Exotic symmetric spaces of higher level - Springer correspondence for complex reflection groups -

TL;DR

This paper extends the Springer correspondence to exotic symmetric spaces of higher level associated with complex reflection groups, establishing a bijection between irreducible representations and certain equivariant perverse sheaves.

Contribution

It generalizes the Springer correspondence for exotic symmetric spaces of level r, linking complex reflection group representations to geometric objects.

Findings

Established a bijective Springer correspondence for exotic symmetric spaces of level r.

Extended known results from the case r=2 to higher levels r > 1.

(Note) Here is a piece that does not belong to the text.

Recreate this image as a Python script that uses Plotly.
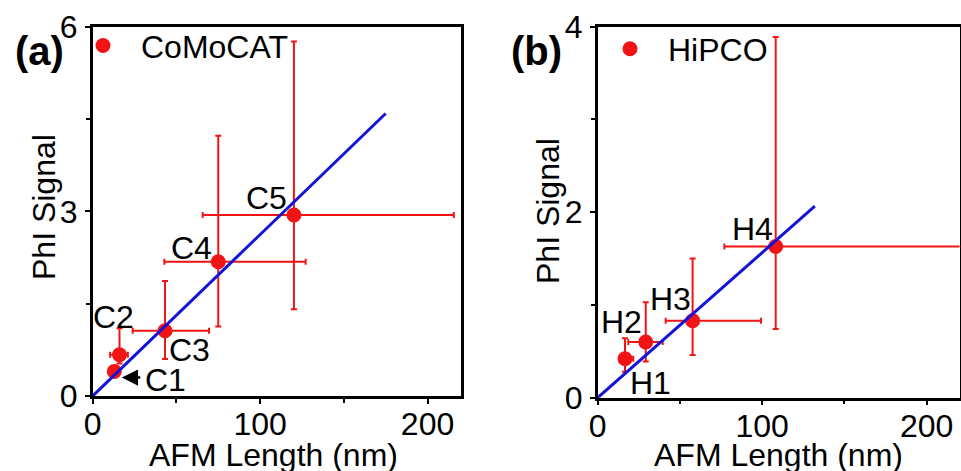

Connected irreducible representations of W_{n,r} with H-equivariant perverse sheaves.

Abstract

Let V be an 2n-dimensional vector space over an algebraically closed field of odd characteristic. Let G = GL(V), and H = Sp(V) the symplectic group contained in G. For a positive integer r > 1, we conisder the variety X = G/H \times V^{r-1}, on which H acts diagonally. X is called the exotic symmetric space of level r. Let W_{n,r} be the complex reflection group G(r,1,n). In this paper, generalizing the result for the case where r = 2, we show that there exists a natural bijective correspondence (Springer correspondence) between the set of irreducible representations of W_{n,r} and a certain set of H-equivariant simple perverse sheaves on X_{uni}$, where X_{uni} is the "unipotent part" of X. We also consider a similar problem for G \times V^{r-1}, where G = GL(V) for a finite dimensional vector space V.